Most of the text is already on the slides, but there are some slides that need further explanation, they are listed below.
In addition to listing everything on the slides, it is important to discuss the preference for counselor ethnicity point and the point below:
“Only one study on Mexican Americans reported that students prefer counselors with the same ethnicity as themselves whereas other studies found that students prefer counselors who share similar attitudes and have a similar personality as themselves. Therefore, the preference for counselors from the same ethnic group could actually indicate that those students who preferred counselors of the same ethnic group were actually expecting that the similarities in ethnicity would imply similar attitudes and personalities.”
Slide 8 (RQs and hypotheses)
On the first RQ/H1 mention that “the hypothesis was developed based on the fact that all states were included in the survey and that geographic data was collected. Upon further investigation of the codebook, the researchers mentioned that the data was coded to protect the participant’s privacy. Therefore, instead of states, the study used population density (higher than 1 million persons vs. lower than 1 million persons) instead of state of residence. However, the idea remains the same, and it was hypothesized that highly populated areas would be associated with higher alcohol and marijuana consumption rates compared to areas with low population.”
Slide 15 (Design and Analyses)
A precautionary note: The Wilcoxon signed ranks test is used as a non-parametric alternative to the paired t-test (example: comparing marijuana and alcohol use within the entire student population because the same people gave both responses, so you are looking for differences within one group) whereas the Mann Whitney U test is used as a non-parametric alternative to the independent samples t-test (for example, because males and females are different people and you want to compare how the same response is different between the groups).
Slide 17 (Demographics)
First, mention that “the dataset was filtered to include only college students between the ages of 18 and 24.” Then proceed with pointing out that:
Both genders were equally well represented.
European Americans were the most represented, followed by African Americans and Hispanics. The others were not so well represented, and the Native ethnic groups had to be excluded due to the small sample size.
Full-time students were the majority of the sample.
Slide 19 (Ethnicity)
First note which ethnic groups are the most likely to drink and smoke (bolded in the table). Also note that Hispanics had similar alcohol use in the past 30 days as African Am. and Asians, but they tend to binge drink more than those groups.
No additional notes necessary, just report the results presented on the slides. Anything below p < 0.05 indicates a statistically significant difference between the two groups.
In addition to the content on the slides, it is important to discuss the possible explanations of those findings, which are included below:
Slide 24 (Alcohol vs. Marijuana)
This difference in use habits can be explained by the fact that perceived risks for alcohol use are greater compared to the perceived risk for marijuana use, so marijuana is used more frequently on a monthly basis compared to alcohol.
Slide 25 (Ethnicity)
First finding: “This is consistent with all previous studies. It is possible that alcohol use as a symbol of social status is more important to European Americans than other ethnic groups.”

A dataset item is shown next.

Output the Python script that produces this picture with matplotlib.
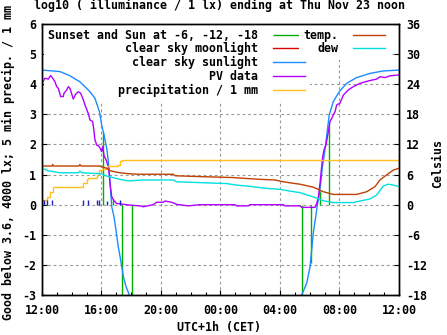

Second finding: “High ethnic identity was associated with Hispanics, so the high binge drinking risk associated with this ethnic group can be attributed to the negative interpretation of machismo, that is masculinity.”
Third finding: “This could be explained by the fact that ethnic identity can be a protective factor against substance use. However, as those individuals have multiple ethnic backgrounds, they do not have a sense of belonging to any group, so the low ethnic identity and perceived social support could be the reasons for their high prevalence of alcohol and marijuana use reported in this study.”
Slide 26 (Gender)
“Cultural influence” in the last point of the slide refers to the beliefs regarding female use of alcohol as inappropriate, so they tend to feel psychological consequences like guilt and shame.
Slide 27 (Location)
After presenting the findings, proceed with the discussion. Pages 59 and 60 of the dissertation contain speculations about the findings, but they are too long to include in the presentation.
Slide 28 (Student Status)
“It is important to note that all participants were 18-24 years of age, so age cannot account for the observed difference. It is speculated, based on previous research, that binge drinking is more common in full time students because they are exposed to the physical and social environment of the college more than part-time students. However, part-time students may report fewer instances of binge drinking because of other factors, such as full-time employment or household obligations due to marital status or other factors.
“The higher prevalence of marijuana and alcohol use in part-time students was unexpected because previous studies found similar prevalence of marijuana use in both groups. However, because alcohol is legal and cheaper than marijuana, it is harder to access than alcohol for full-time students. That could explain why part-time students, especially if they are employed, have easier access to marijuana compared to full-time students.”